Episode summary: With Goto’s help, Masayoshi eludes capture once again and meet up with some familiar faces. They then hatch their plans to stop the Prime Minister from attaining a perfect approval rating. In the big fight against the Prime Minister, our heroes are on the ropes, but thanks to a bug that Masayoshi had managed to discreetly plant upon the Prime Minister’s power suit, Konno has been transmitting everything to the entire population of Japan. As a result, the Prime Minister’s approval rating plummets to a historic low, allowing our heroes to defeat him once and for all. But there’s a twist! Now that the Prime Minister has been defeated, Mr. Justice reveals himself to be Alien Flamenco, one of many Alien Flamenco hellbent on taking over the world.
• So we’ve come full circle. Not only is Goto back in the picture, but so’s Haruzuka. Our heroes even return to using the latter’s goofy gadgets to make their escape. So there you go! We’re back to square one: “But leaving thumbtacks on the road is dangerous.” As you can see, even Masayoshi is returning a bit to how he used to be at the start of the series, i.e. fretting over the little details. It’s only fitting, after all; the superhero imaginary is slowly being dispelled. As a result, everyone gets to be a hero. Goto’s a hero! Haruzuka’s a hero! I like how one commenter put it: “Democratization of heroism is a beautiful thing.”
• I feel like some people didn’t really understand my post last week. I read some reactions to it and I have to admit I found them a little puzzling. No, the reactions were not on Moe Sucks (sadly), but elsewhere instead. Some people were like, “I always thought of cops as being heroes.” Well no shit, dude. Of course you do. You’re in the real world where the superhero imaginary is not quite as prevalent. Get back to me when you actually start seeing the Flamengers and Guillotine Gorilla outside your window.
• Goto (on Harakiri Sunshine): “…he was just like the heroes we grew up watching.”
• We find out the Prime Minister intends to pass an anti-hero bill. This part is a bit iffy to me. While it’s true that we should all try to be heroes in our very own ways, vigilante justice is frowned upon for a reason.
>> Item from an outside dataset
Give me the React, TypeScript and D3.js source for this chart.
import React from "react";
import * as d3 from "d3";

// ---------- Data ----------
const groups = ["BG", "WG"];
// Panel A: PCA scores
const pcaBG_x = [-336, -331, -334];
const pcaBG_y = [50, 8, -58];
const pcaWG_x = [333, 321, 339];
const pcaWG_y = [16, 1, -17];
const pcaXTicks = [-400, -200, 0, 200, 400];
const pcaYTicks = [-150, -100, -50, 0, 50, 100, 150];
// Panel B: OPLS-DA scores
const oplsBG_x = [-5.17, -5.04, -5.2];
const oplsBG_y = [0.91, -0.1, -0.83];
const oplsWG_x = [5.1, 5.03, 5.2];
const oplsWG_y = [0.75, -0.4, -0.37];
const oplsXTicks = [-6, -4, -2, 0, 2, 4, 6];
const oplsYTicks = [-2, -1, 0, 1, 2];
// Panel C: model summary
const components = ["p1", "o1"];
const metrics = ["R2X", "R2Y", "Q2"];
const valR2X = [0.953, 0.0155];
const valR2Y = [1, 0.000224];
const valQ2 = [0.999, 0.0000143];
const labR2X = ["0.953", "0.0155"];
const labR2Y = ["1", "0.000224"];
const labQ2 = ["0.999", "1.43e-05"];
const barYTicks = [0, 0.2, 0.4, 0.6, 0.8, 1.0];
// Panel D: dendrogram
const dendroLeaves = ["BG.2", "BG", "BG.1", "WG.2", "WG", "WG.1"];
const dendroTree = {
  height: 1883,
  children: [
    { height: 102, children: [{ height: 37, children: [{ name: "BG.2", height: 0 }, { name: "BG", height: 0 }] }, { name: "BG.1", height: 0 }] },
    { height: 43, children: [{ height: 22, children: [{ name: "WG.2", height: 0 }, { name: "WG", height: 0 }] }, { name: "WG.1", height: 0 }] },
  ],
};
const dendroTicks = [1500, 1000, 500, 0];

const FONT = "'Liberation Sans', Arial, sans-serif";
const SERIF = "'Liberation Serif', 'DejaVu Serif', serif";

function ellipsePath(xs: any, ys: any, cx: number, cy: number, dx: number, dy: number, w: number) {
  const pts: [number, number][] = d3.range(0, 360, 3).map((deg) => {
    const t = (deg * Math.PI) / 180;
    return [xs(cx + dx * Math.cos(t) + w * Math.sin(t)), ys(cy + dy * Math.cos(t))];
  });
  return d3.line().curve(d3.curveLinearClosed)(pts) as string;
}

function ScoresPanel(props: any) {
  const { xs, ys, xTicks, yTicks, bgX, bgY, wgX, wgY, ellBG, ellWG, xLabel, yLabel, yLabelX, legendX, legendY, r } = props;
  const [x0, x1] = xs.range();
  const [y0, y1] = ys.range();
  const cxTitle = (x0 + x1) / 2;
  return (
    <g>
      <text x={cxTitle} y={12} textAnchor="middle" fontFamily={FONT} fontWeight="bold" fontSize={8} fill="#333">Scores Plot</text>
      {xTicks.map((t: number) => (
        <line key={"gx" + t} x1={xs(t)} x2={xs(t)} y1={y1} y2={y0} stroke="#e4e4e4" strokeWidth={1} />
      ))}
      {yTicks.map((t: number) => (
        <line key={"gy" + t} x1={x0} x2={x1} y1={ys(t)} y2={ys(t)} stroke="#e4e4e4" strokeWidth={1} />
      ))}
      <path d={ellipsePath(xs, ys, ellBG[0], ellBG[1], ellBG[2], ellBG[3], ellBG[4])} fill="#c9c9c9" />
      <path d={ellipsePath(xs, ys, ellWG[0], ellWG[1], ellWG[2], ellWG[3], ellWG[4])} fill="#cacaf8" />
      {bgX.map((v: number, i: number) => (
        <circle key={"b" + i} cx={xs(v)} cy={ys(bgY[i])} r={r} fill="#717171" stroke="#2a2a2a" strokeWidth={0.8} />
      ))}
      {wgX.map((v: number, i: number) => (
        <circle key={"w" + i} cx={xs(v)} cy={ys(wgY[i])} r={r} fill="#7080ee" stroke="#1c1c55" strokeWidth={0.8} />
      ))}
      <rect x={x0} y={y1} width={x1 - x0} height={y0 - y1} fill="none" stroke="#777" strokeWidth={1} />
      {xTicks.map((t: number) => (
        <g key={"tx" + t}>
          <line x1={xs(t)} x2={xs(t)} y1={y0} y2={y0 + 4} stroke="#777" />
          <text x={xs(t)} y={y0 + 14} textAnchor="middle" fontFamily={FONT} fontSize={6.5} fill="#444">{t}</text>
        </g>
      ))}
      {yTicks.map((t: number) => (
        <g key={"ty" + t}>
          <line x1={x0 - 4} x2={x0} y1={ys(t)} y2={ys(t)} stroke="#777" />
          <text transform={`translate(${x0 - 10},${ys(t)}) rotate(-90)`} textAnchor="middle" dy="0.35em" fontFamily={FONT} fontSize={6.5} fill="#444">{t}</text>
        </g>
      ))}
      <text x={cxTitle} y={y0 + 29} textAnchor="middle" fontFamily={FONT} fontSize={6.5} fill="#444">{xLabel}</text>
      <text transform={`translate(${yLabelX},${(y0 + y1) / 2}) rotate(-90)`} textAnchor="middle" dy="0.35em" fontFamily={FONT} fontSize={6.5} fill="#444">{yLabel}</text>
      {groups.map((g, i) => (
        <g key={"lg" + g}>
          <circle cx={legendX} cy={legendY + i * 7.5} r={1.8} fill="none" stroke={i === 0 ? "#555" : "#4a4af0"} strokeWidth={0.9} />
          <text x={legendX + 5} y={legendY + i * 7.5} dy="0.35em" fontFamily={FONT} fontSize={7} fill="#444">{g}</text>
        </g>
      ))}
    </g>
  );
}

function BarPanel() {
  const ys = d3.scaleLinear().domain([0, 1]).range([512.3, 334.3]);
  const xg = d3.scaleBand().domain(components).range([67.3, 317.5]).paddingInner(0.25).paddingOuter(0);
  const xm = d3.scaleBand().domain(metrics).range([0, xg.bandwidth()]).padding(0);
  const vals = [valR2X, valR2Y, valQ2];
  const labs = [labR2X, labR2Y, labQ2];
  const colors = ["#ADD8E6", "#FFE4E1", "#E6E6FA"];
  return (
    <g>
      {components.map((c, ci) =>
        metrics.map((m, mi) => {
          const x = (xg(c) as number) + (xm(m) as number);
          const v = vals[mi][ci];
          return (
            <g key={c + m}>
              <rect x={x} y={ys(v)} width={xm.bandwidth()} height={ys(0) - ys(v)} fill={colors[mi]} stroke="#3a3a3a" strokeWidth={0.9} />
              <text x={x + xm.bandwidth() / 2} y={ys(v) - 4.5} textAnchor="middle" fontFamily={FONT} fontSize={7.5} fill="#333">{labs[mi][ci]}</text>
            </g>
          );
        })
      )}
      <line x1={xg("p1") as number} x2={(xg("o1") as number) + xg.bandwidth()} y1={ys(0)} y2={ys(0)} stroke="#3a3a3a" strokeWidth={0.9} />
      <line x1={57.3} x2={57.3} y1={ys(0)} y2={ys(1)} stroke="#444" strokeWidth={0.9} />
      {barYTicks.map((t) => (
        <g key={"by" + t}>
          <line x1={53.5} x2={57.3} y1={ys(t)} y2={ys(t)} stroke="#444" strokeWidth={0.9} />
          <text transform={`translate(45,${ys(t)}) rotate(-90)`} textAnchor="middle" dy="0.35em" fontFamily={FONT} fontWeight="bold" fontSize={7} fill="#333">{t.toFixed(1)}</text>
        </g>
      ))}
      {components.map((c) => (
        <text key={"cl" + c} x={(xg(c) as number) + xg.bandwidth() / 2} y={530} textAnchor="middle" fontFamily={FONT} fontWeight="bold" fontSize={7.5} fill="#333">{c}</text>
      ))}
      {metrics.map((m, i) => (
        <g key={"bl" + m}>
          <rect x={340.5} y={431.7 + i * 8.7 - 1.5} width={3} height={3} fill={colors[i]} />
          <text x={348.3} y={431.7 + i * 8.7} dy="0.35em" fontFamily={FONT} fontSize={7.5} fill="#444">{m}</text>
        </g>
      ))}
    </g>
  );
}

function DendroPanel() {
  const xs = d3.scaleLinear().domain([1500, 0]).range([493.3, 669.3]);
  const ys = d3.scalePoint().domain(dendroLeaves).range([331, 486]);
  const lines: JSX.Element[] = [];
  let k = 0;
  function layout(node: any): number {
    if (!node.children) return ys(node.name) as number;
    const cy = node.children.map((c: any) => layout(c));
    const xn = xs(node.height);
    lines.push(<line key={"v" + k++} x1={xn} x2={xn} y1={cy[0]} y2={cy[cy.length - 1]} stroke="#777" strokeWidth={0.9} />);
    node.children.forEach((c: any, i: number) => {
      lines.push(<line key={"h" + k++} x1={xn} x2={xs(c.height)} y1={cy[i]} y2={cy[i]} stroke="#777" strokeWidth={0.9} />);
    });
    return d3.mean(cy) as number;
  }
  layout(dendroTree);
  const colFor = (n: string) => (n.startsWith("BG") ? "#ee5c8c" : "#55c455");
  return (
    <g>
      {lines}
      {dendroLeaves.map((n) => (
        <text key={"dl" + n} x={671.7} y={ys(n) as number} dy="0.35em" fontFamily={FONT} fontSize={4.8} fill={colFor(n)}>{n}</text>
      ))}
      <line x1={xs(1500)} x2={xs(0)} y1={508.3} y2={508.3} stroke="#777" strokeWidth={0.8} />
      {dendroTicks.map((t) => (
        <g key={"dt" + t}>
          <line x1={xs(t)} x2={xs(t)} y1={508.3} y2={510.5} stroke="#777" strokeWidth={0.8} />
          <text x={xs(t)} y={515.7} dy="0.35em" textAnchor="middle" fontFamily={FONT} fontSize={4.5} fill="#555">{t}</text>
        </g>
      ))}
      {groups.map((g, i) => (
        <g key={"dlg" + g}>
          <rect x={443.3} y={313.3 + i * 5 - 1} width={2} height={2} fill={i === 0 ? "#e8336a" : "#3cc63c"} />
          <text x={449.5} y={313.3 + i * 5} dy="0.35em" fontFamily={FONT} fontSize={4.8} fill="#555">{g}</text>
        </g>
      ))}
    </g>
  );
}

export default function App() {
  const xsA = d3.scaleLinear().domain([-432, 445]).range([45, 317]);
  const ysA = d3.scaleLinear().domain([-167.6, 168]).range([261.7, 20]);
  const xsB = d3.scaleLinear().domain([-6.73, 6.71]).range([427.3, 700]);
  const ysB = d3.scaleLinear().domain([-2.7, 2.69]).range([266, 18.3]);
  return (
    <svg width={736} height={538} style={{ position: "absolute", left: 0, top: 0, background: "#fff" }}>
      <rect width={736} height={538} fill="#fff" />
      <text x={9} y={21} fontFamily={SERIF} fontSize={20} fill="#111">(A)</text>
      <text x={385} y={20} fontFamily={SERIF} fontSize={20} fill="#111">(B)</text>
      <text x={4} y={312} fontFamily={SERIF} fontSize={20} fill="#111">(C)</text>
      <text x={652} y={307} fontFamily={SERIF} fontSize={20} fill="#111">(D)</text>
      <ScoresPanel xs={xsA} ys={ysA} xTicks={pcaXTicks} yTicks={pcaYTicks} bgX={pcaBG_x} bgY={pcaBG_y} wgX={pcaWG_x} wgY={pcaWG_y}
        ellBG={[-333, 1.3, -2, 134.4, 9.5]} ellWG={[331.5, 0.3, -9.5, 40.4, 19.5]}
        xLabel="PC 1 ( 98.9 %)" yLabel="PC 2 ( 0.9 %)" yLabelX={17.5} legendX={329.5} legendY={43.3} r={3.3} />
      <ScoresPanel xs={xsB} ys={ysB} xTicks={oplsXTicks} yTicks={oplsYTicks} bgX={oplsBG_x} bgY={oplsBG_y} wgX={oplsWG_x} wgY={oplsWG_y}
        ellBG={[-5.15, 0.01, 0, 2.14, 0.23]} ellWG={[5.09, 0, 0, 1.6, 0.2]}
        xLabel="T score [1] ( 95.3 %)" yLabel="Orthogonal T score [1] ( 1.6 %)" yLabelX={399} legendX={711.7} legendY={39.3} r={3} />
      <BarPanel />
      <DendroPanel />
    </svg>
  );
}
Well, let’s put it this way: let the courts do the punishing. Apprehending potential or suspected criminals is fine, but I think vigilantes overstep their boundaries when they start to mete out justice as well.
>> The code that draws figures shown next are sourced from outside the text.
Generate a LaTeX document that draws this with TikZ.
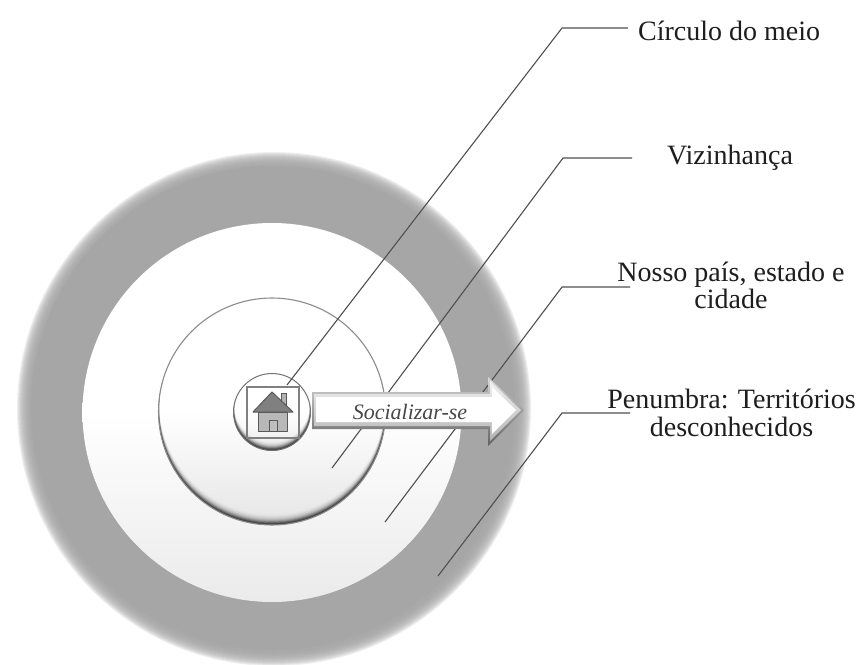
\documentclass[tikz,border=0pt]{standalone}
\usepackage{fontspec}
\setmainfont{Liberation Serif}
\definecolor{ringgray}{HTML}{A6A6A6}
\definecolor{linegray}{HTML}{505050}
\definecolor{textgray}{HTML}{1E1E1E}
\tikzset{
  disc/.style={circle,inner sep=0pt,outer sep=0pt},
  leader/.style={draw=linegray,line width=1.1pt},
  label/.style={text=textgray,font=\fontsize{28}{27.5}\selectfont,align=center,inner sep=0pt},
  housepart/.style={draw=black!65,line width=1pt,line join=round}
}
\begin{document}
\begin{tikzpicture}[x=1pt,y=-1pt]
\useasboundingbox (0,0) rectangle (858,664);
\fill[white] (0,0) rectangle (858,664);
% penumbra with soft edge
\foreach \r in {257,256,255,254,253,252,251,250,249,248,247,246,245,244,243}
  \fill[ringgray,opacity=.17] (274,409) circle[radius=\r];
\fill[ringgray] (273,408) circle[radius=242];
\node[disc,minimum size=379pt,top color=white,bottom color=black!8,middle color=white] (country) at (272,412.5) {};
% neighbourhood: bevelled lower edge as stacked crescents
\node[disc,minimum size=227pt,top color=white,bottom color=black!10,middle color=white] (hood) at (272,411.5) {};
\begin{scope}
\clip (272,411.5) circle[radius=113.5];
\foreach \d/\o in {1/.28,2/.24,3/.18,4/.13,5/.09,6/.06,7/.04,8/.03,9/.02,10/.01}
  \fill[black,opacity=\o,even odd rule] (272,411.5) circle[radius=130] (272,411.5-\d) circle[radius=113];
\end{scope}
\draw[black!45,line width=1.1pt] (272,411.5) circle[radius=113.5];
% leaders
\node[label,anchor=west] (l1) at (638,31) {Círculo do meio};
\node[label] (l2) at (730,158) {Vizinhança};
\node[label] (l3) at (731,285.5) {Nosso país, estado e\\cidade};
\node[label] (l4) at (731.5,413) {Penumbra: Territórios\\desconhecidos};
\coordinate (b1) at (562,28); \coordinate (e1) at (628,28); \coordinate (s1) at (287,385);
\coordinate (b2) at (563,158); \coordinate (e2) at (632,158); \coordinate (s2) at (332,468);
\coordinate (b3) at (562,287); \coordinate (e3) at (630,287); \coordinate (s3) at (385,522);
\coordinate (b4) at (562,413); \coordinate (e4) at (630,413); \coordinate (s4) at (438,576);
\draw[leader] (s2) -- (b2) -- (e2);
\draw[leader] (s3) -- (b3) -- (e3);
\draw[leader] (s4) -- (b4) -- (e4);
% home disc
\node[disc,minimum size=77pt,top color=white,bottom color=black!8,middle color=white] (home) at (272,412) {};
\begin{scope}
\clip (272,412) circle[radius=38.5];
\foreach \d/\o in {1/.3,2/.25,3/.18,4/.12,5/.08,6/.05,7/.03,8/.02}
  \fill[black,opacity=\o,even odd rule] (272,412) circle[radius=50] (272,412-\d) circle[radius=38];
\end{scope}
\draw[black!55,line width=1pt] (272,412) circle[radius=38.5];
\draw[leader] (s1) -- (b1) -- (e1);
\node[draw=black!50,line width=1.2pt,minimum width=52pt,minimum height=51pt,inner sep=0pt] (frame) at (273,412.5) {};
% house
\draw[housepart,fill=black!30] (281.5,393) rectangle (286.5,405);
\draw[housepart,fill=black!28] (258,412) rectangle (287,431);
\draw[housepart,fill=black!50] (253,412) -- (272,392) -- (293,412) -- cycle;
\draw[housepart,fill=black!25] (269,420) rectangle (277,431);
% arrow
\path[top color=black!15,bottom color=black!62] (312,392) -- (488,392) -- (488,377) -- (524,410) -- (488,446) -- (488,429) -- (312,429) -- cycle;
\path[top color=black!5,bottom color=black!30] (314,394) -- (490,394) -- (490,381) -- (521,410) -- (490,441) -- (490,426) -- (314,426) -- cycle;
\path[fill=white] (316,397) -- (492,397) -- (492,387) -- (516,410) -- (492,434) -- (492,422) -- (316,422) -- cycle;
\node[text=black!72,font=\fontsize{22}{22}\selectfont\itshape,inner sep=0pt] (social) at (410,412) {Socializar-se};
\end{tikzpicture}
\end{document}
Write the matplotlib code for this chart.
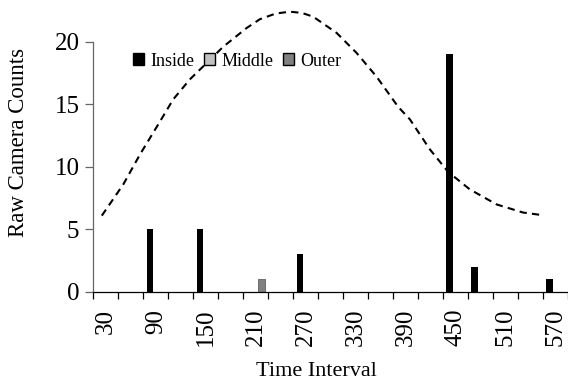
import matplotlib.pyplot as plt
from matplotlib.patches import Patch

plt.rcParams['font.family'] = ['Liberation Serif', 'DejaVu Serif']

intervals = [30, 60, 90, 120, 150, 180, 210, 240, 270, 300, 330,
             360, 390, 420, 450, 480, 510, 540, 570]
inside = [0, 0, 5, 0, 5, 0, 0, 0, 3, 0, 0, 0, 0, 0, 19, 2, 0, 0, 1]
middle = [0] * 19
outer = [0, 0, 0, 0, 0, 0, 1, 0, 0, 0, 0, 0, 0, 0, 0, 0, 0, 0, 0]

# dashed trend line (x in category index units)
trend_x = [-0.16, 0.70, 1.37, 2.04, 2.70, 3.37, 4.04, 4.70, 5.64, 6.17,
           6.80, 7.37, 7.85, 8.30, 9.24, 10.04, 10.84, 11.70, 12.17,
           12.97, 13.70, 14.57, 15.64, 16.70, 17.44]
trend_y = [6.1, 8.6, 11.0, 13.2, 15.4, 17.0, 18.3, 19.6, 21.1, 21.8,
           22.25, 22.4, 22.3, 22.0, 20.7, 19.1, 17.2, 14.8, 13.8,
           11.4, 9.6, 8.2, 7.0, 6.35, 6.15]

fig = plt.figure(figsize=(5.68, 3.83), dpi=100)
ax = fig.add_axes([0.1643, 0.2376, 0.8357, 0.6535])

pos = list(range(len(intervals)))
w = 0.27
off = 0.23
ax.bar([p - off for p in pos], inside, w, color='black', label='Inside')
ax.bar(pos, middle, w, color='#c0c0c0', edgecolor='black', linewidth=0.6, label='Middle')
ax.bar([p + off for p in pos], outer, w, color='#808080', edgecolor='#606060', linewidth=0.6, label='Outer')

ax.plot(trend_x, trend_y, color='black', lw=1.5, dashes=(3.5, 2.5), clip_on=False)

ax.set_xlim(-0.5, 18.5)
ax.set_ylim(0, 20)
ax.set_yticks([0, 5, 10, 15, 20])
ax.set_xticks(pos[::2])
ax.set_xticklabels([str(v) for v in intervals[::2]], rotation=90)
ax.set_xticks([p - 0.5 for p in range(len(intervals) + 1)], minor=True)

ax.tick_params(axis='x', which='major', length=0, pad=12, labelsize=18)
ax.tick_params(axis='x', which='minor', length=5, width=0.9, direction='out')
ax.tick_params(axis='y', length=6, width=0.9, color='#666666', pad=4, labelsize=18)

for s in ['top', 'right']:
    ax.spines[s].set_visible(False)
ax.spines['left'].set_color('#666666')
ax.spines['left'].set_linewidth(0.9)
ax.spines['bottom'].set_linewidth(0.9)

ax.set_ylabel('Raw Camera Counts', fontsize=16.5)
ax.yaxis.set_label_coords(-0.135, 0.596)
ax.set_xlabel('Time Interval', fontsize=16)
ax.xaxis.set_label_coords(0.47, -0.28)

handles = [Patch(facecolor='black', edgecolor='black', label='Inside'),
           Patch(facecolor='#c0c0c0', edgecolor='black', label='Middle'),
           Patch(facecolor='#808080', edgecolor='black', label='Outer')]
fig.legend(handles=handles, loc='center left', bbox_to_anchor=(133 / 568, 1 - 61 / 383),
           ncol=3, frameon=False, fontsize=13, handlelength=0.6, handleheight=0.6,
           handletextpad=0.35, columnspacing=0.55, borderpad=0, borderaxespad=0)

fig.savefig('out.png', dpi=100)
• Prime Minister: “I do this for the safety of our citizens.” Ah yes, it’s always for our safety, isn’t it? What’s next? Are you going to wiretap Japan?
• It’s funny that people actually think Goto is just cosplaying. That’s what I mean when I’m talking about how the superhero imaginary has distorted people’s perception of what is real and what isn’t. They’re so used to the hyperreal that they can’t even imagine a real life cop showing up to fight for what he or she thinks is right. They instead see the cop as hyperreal, i.e. just a dude in a costume… a really, really authentic-looking costume.
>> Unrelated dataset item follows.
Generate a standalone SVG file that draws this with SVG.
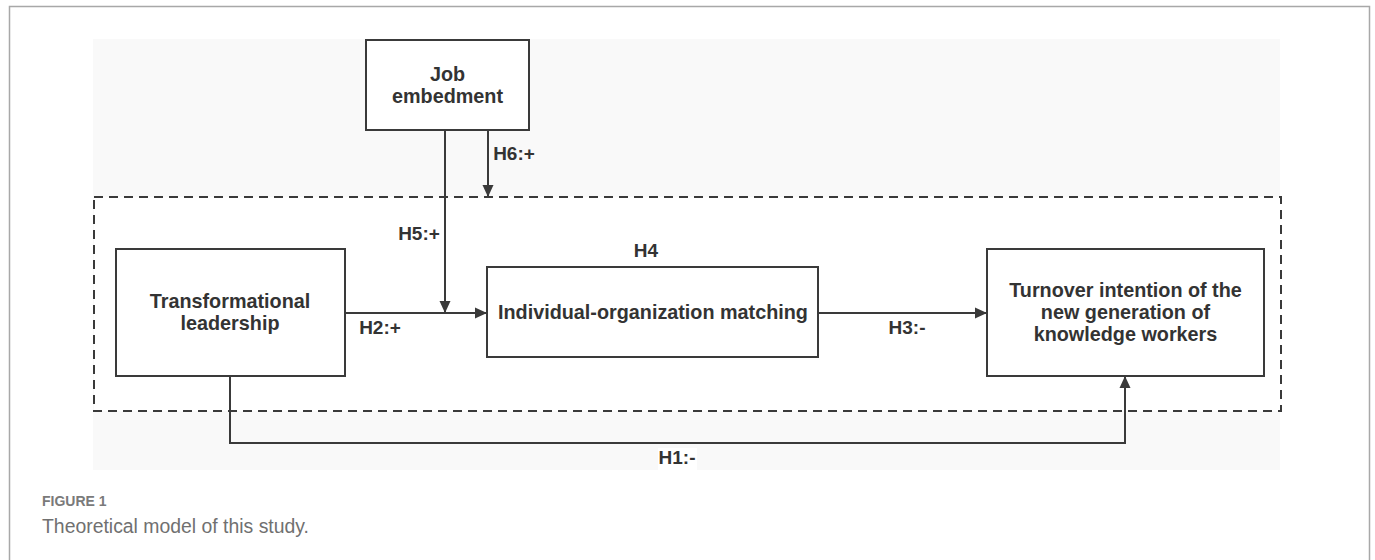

• And then you’ve got Masayoshi fending off his attackers with literally a giant brush. Well, they say the pen is mightier than the sword. So against the brute strength (sword) of his attackers, our hero binds them with the ink from his brush (pen). This is why he keeps insisting to the Prime Minister that he is only here to talk.
• But with the rest of Japan’s population still transfixed by the superhero imaginary, it only makes sense that the Prime Minister’s approval ratings continue to rise as he reveals his true form. After all, in the simplistic narratives of your average superhero story, the good guys always triumph through a demonstration of superior strength. As a result, it’s easy to mistake that same strength for justice. It’s equally telling that the Prime Minister calls himself Izanagi. He thus sees himself as a god, so therefore, his actions are divine and just, and this all just plays into the superhero imaginary. We are helpless. We need superior beings, whether it’d be literally superheroes or a god himself, to be our savior.
• Heh: “Unchecked and Unbalanced Armored Politician…!”
• Prime Minister: “This armor’s strength depends on the amount of popular support I have!” Yes, I think we can tell.
• Okay, I’m sure it seems super silly as hell that a villain’s power suit is literally powered by his approval ratings, but c’mon, it’s not as if the idea is born out of nothing. With certain politicians, there is definitely a cult-like fervor surrounding them. Samurai Flamenco is merely taking what already happens in the real world and coating it in a sheen of humor so that it becomes palatable — so that we can broach a sensitive subject matter without scaring people off because the themes are suddenly “too heavy.” Make no mistake about it… populism is a dangerous thing.
• Plus, it’s plain funny as hell to see the portraits of all the former prime ministers light up with laser eyes.
• Oh well, I’m not a big fan of the Flamenco Girls, but it only makes sense that they get to be heroes too… well, heroines in this case.
• And there you go: “Power determines truth.” Nothing has changed. This is still a love story to the Super Sentai series, but it’s also about putting the Super Sentai series into the proper context. That’s why it is part silly and part serious. Those superhero shows were awesome, but as we grow up, we’re supposed to aspire to become heroes ourselves, not sit idly by until someone powerful shows up.
• But the problem is that we’ve become passive: “[The people] seek positive news that can be easily understood.” This just plays into the idea that we want others to play the heroes for us when the Super Sentai series have always been about encouraging heroism in youths. That’s why they look the way that they do. The face underneath the mask doesn’t matter. The uniformity of the outfits isn’t a concidence. It’s basically saying, “Hey, one day, this could be you!” But somewhere along the line, this message has been distorted somehow. The team of superheroes slowly became a cast of one. Stories began to focus more on a singular protagonist over a host of them: “Running a country only requires a single icon.” And that icon isn’t you. The superhero imaginary disempowers the people, forcing them into idolatry.
• By the way, Konno represents the journalist in search of truth. Not all journalists are heroes, but surely the ones brave enough to do revealing exposés at any costs can be described as heroic. Everyone gets to be a hero. It’s like an Oprah Winfrey giveaway at this rate.
Still, where does the story go from here? What’s left to explore?
• And in typical shounen fashion, the next threat appears:
C’mon, that’s just funny as hell. First, you fight the strongest villain on your planet. Then you fight the strongest villain in the entire galaxy. It’s just the natural progression of shounens!
• So it turns out that the Prime Minister had been attempting to consolidate power in order to unite the people against an even greater threat. Otherwise, people would fall to despair. After all, it is hopeless against the Alien Flamenco… or something. Obviously, no one’s giving the people enough credit, but… why don’t we just wait and see how Samurai Flamenco wishes to tackle this very issue. This isn’t a depressing, cynical anime, after all.
• Maybe our heroes will hold a big concert where song and dance will raise the people’s spirits high enough so that they can summon a spirit bomb to defeat the Alien Flamencos. The possibilities are endless!